** Start of COLLECTED MATERIAL **

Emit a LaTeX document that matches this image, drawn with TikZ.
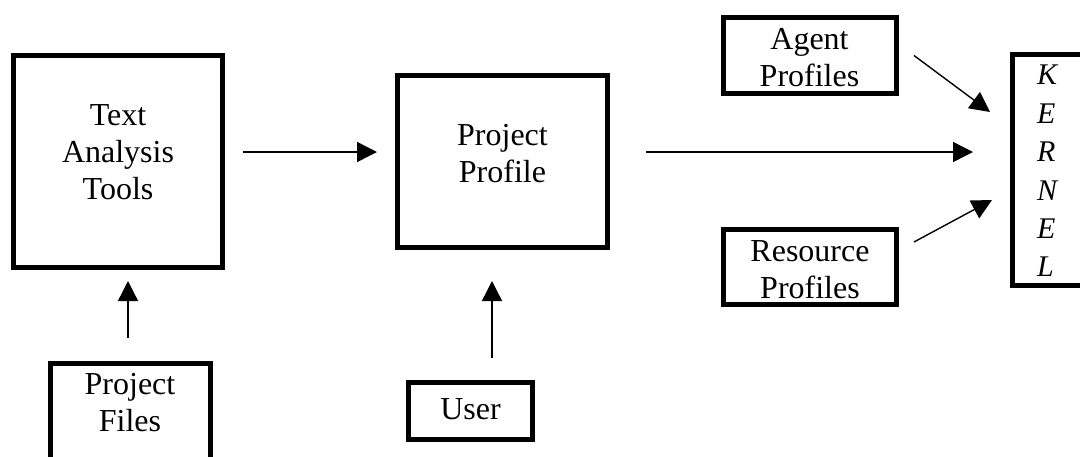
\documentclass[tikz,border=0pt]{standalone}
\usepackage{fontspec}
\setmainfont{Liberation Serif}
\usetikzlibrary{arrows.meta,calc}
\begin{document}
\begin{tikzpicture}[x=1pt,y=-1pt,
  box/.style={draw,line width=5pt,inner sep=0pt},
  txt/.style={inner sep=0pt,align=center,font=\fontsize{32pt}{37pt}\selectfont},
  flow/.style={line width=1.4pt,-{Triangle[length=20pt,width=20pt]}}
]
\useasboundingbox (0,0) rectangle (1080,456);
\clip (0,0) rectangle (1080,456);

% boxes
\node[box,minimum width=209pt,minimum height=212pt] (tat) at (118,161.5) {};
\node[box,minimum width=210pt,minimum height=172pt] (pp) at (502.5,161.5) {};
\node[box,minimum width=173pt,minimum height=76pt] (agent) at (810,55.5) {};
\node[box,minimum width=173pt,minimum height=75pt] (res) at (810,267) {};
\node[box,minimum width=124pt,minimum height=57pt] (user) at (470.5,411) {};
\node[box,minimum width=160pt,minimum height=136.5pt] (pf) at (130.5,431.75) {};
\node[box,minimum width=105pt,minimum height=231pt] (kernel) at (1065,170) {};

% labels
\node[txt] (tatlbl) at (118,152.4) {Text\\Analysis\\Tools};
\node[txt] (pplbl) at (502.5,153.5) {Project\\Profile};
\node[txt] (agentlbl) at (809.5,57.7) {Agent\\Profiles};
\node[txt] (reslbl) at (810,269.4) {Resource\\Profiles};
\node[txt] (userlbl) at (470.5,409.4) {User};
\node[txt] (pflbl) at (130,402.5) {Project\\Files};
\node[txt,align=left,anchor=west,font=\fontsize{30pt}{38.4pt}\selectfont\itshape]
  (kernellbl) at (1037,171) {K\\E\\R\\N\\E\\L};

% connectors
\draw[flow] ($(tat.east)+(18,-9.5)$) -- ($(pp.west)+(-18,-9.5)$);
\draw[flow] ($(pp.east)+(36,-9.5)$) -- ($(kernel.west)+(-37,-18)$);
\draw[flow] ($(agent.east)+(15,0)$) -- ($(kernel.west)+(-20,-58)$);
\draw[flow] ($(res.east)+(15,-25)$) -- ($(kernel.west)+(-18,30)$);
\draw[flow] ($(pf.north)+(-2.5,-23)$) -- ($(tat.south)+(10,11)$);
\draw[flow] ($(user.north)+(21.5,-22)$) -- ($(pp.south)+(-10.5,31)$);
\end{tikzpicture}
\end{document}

** End of COLLECTED MATERIAL **

Reproduce the listing word for word and omit its pictures.

## OUTPUT FOR THIS EXERCISE:
Emit a LaTeX document that matches this image, drawn with TikZ.
\documentclass[tikz,border=0pt]{standalone}
\usepackage{fontspec}
\setmainfont{Liberation Serif}
\usetikzlibrary{arrows.meta,calc}
\begin{document}
\begin{tikzpicture}[x=1pt,y=-1pt,
  box/.style={draw,line width=5pt,inner sep=0pt},
  txt/.style={inner sep=0pt,align=center,font=\fontsize{32pt}{37pt}\selectfont},
  flow/.style={line width=1.4pt,-{Triangle[length=20pt,width=20pt]}}
]
\useasboundingbox (0,0) rectangle (1080,456);
\clip (0,0) rectangle (1080,456);

% boxes
\node[box,minimum width=209pt,minimum height=212pt] (tat) at (118,161.5) {};
\node[box,minimum width=210pt,minimum height=172pt] (pp) at (502.5,161.5) {};
\node[box,minimum width=173pt,minimum height=76pt] (agent) at (810,55.5) {};
\node[box,minimum width=173pt,minimum height=75pt] (res) at (810,267) {};
\node[box,minimum width=124pt,minimum height=57pt] (user) at (470.5,411) {};
\node[box,minimum width=160pt,minimum height=136.5pt] (pf) at (130.5,431.75) {};
\node[box,minimum width=105pt,minimum height=231pt] (kernel) at (1065,170) {};

% labels
\node[txt] (tatlbl) at (118,152.4) {Text\\Analysis\\Tools};
\node[txt] (pplbl) at (502.5,153.5) {Project\\Profile};
\node[txt] (agentlbl) at (809.5,57.7) {Agent\\Profiles};
\node[txt] (reslbl) at (810,269.4) {Resource\\Profiles};
\node[txt] (userlbl) at (470.5,409.4) {User};
\node[txt] (pflbl) at (130,402.5) {Project\\Files};
\node[txt,align=left,anchor=west,font=\fontsize{30pt}{38.4pt}\selectfont\itshape]
  (kernellbl) at (1037,171) {K\\E\\R\\N\\E\\L};

% connectors
\draw[flow] ($(tat.east)+(18,-9.5)$) -- ($(pp.west)+(-18,-9.5)$);
\draw[flow] ($(pp.east)+(36,-9.5)$) -- ($(kernel.west)+(-37,-18)$);
\draw[flow] ($(agent.east)+(15,0)$) -- ($(kernel.west)+(-20,-58)$);
\draw[flow] ($(res.east)+(15,-25)$) -- ($(kernel.west)+(-18,30)$);
\draw[flow] ($(pf.north)+(-2.5,-23)$) -- ($(tat.south)+(10,11)$);
\draw[flow] ($(user.north)+(21.5,-22)$) -- ($(pp.south)+(-10.5,31)$);
\end{tikzpicture}
\end{document}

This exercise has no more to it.